'Pain beam' device soon to be used on inmates in LA County jail
Guards at the Los Angeles County jail complex in Castaic, California will be using a new nonlethal but painfully hot weapon to control the inmates.
The "Assault Intervention Device" will be used, when necessary, at Pitchess Detention Center where 3,700 inmates are housed. The 7and-a-half-foot-tall machine will be installed in a dormitory where 65 inmates are located.
"The device is controlled by a joystick and computer monitor and emits a beam about the size of a CD up to distances of about 80 to 100 feet. The wave travels at the speed of light and penetrates the skin up to 1/64 of an inch."

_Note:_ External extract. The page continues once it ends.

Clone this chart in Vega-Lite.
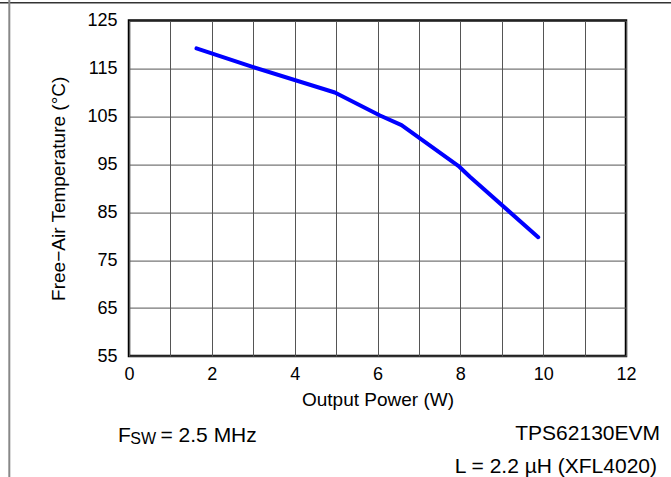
{
  "$schema": "https://vega.github.io/schema/vega-lite/v6.json",
  "width": 497,
  "height": 335.4,
  "autosize": {"type": "none"},
  "padding": {"left": 129, "top": 20.6, "right": 45, "bottom": 121},
  "background": "white",
  "config": {
    "font": "Liberation Sans",
    "view": {"stroke": "black", "strokeWidth": 2.5},
    "axis": {"labelFont": "Liberation Sans", "titleFont": "Liberation Sans", "labelColor": "black", "titleColor": "black", "titleFontWeight": "normal", "domain": false, "ticks": false, "tickSize": 0, "gridColor": "#555555", "gridOpacity": 1, "gridWidth": 1}
  },
  "datasets": {
    "curve": [
      {"power": 1.63, "temp": 119.2},
      {"power": 3.0, "temp": 115.3},
      {"power": 4.97, "temp": 110.0},
      {"power": 6.06, "temp": 105.2},
      {"power": 6.58, "temp": 103.2},
      {"power": 7.95, "temp": 94.7},
      {"power": 8.23, "temp": 92.4},
      {"power": 9.88, "temp": 79.8}
    ],
    "one": [{"k": 1}]
  },
  "layer": [
    {
      "data": {"name": "curve"},
      "mark": {"type": "line", "color": "#0000ff", "strokeWidth": 4, "strokeCap": "round", "strokeJoin": "round"},
      "encoding": {
        "x": {"field": "power", "type": "quantitative", "scale": {"domain": [0, 12], "nice": false, "zero": false},
          "axis": {"title": "Output Power (W)", "values": [0,1,2,3,4,5,6,7,8,9,10,11,12], "labelExpr": "datum.value % 2 == 0 ? datum.label : ''", "labelFontSize": 18, "titleFontSize": 19, "labelPadding": 9, "titlePadding": 7, "labelFlush": false}},
        "y": {"field": "temp", "type": "quantitative", "scale": {"domain": [55, 125], "nice": false, "zero": false},
          "axis": {"title": "Free\u2212Air Temperature (\u00b0C)", "values": [55,65,75,85,95,105,115,125], "labelFontSize": 18, "titleFontSize": 19, "labelPadding": 12, "titlePadding": 18, "labelFlush": false}}
      }
    },
    {
      "data": {"name": "one"},
      "mark": {"type": "text", "text": "F", "align": "left", "baseline": "alphabetic", "fontSize": 21, "font": "Liberation Sans", "color": "black"},
      "encoding": {"x": {"datum": -0.2656}, "y": {"datum": 37.11}}
    },
    {
      "data": {"name": "one"},
      "mark": {"type": "text", "text": "SW", "align": "left", "baseline": "alphabetic", "fontSize": 16, "font": "Liberation Sans", "color": "black"},
      "encoding": {"x": {"datum": 0.0314}, "y": {"datum": 36.53}}
    },
    {
      "data": {"name": "one"},
      "mark": {"type": "text", "text": "= 2.5 MHz", "align": "left", "baseline": "alphabetic", "fontSize": 21, "font": "Liberation Sans", "color": "black"},
      "encoding": {"x": {"datum": 0.7606}, "y": {"datum": 37.11}}
    },
    {
      "data": {"name": "one"},
      "mark": {"type": "text", "text": "TPS62130EVM", "align": "right", "baseline": "alphabetic", "fontSize": 21, "font": "Liberation Sans", "color": "black"},
      "encoding": {"x": {"datum": 12.821}, "y": {"datum": 37.47}}
    },
    {
      "data": {"name": "one"},
      "mark": {"type": "text", "text": "L = 2.2 \u00b5H (XFL4020)", "align": "right", "baseline": "alphabetic", "fontSize": 21, "font": "Liberation Sans", "color": "black"},
      "encoding": {"x": {"datum": 12.749}, "y": {"datum": 30.58}}
    },
    {
      "data": {"name": "one"},
      "mark": {"type": "rule", "color": "#333333", "strokeWidth": 1.5},
      "encoding": {"x": {"datum": -3.12}, "x2": {"datum": 13.1}, "y": {"datum": 128.74}}
    },
    {
      "data": {"name": "one"},
      "mark": {"type": "rule", "color": "#888888", "strokeWidth": 2},
      "encoding": {"x": {"datum": -2.89}, "y": {"datum": 29.7}, "y2": {"datum": 129.4}}
    }
  ]
}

The weapon's technology was developed in secret by the military,and aims a focused, invisible millimeter wave of unbearable heat at a suspect. The pain stops as soon as the targeted subject moves away from the path of the beam's focus.
The device, developed by Raytheon, is being evaluated for a six-month period by the National Institute of Justice for possible use in jails nationwide.
This is a "smaller version of a technology originally developed by the military for use on the battlefield. The military's weapon, called the Active Denial System, can be put on a Humvee or truck, and researchers are also working on a aircraft-mounted version."
The smaller version creates pain on just a single part of the body, whereas the military version sends an all-encompassing heat sensation on the target's whole torso.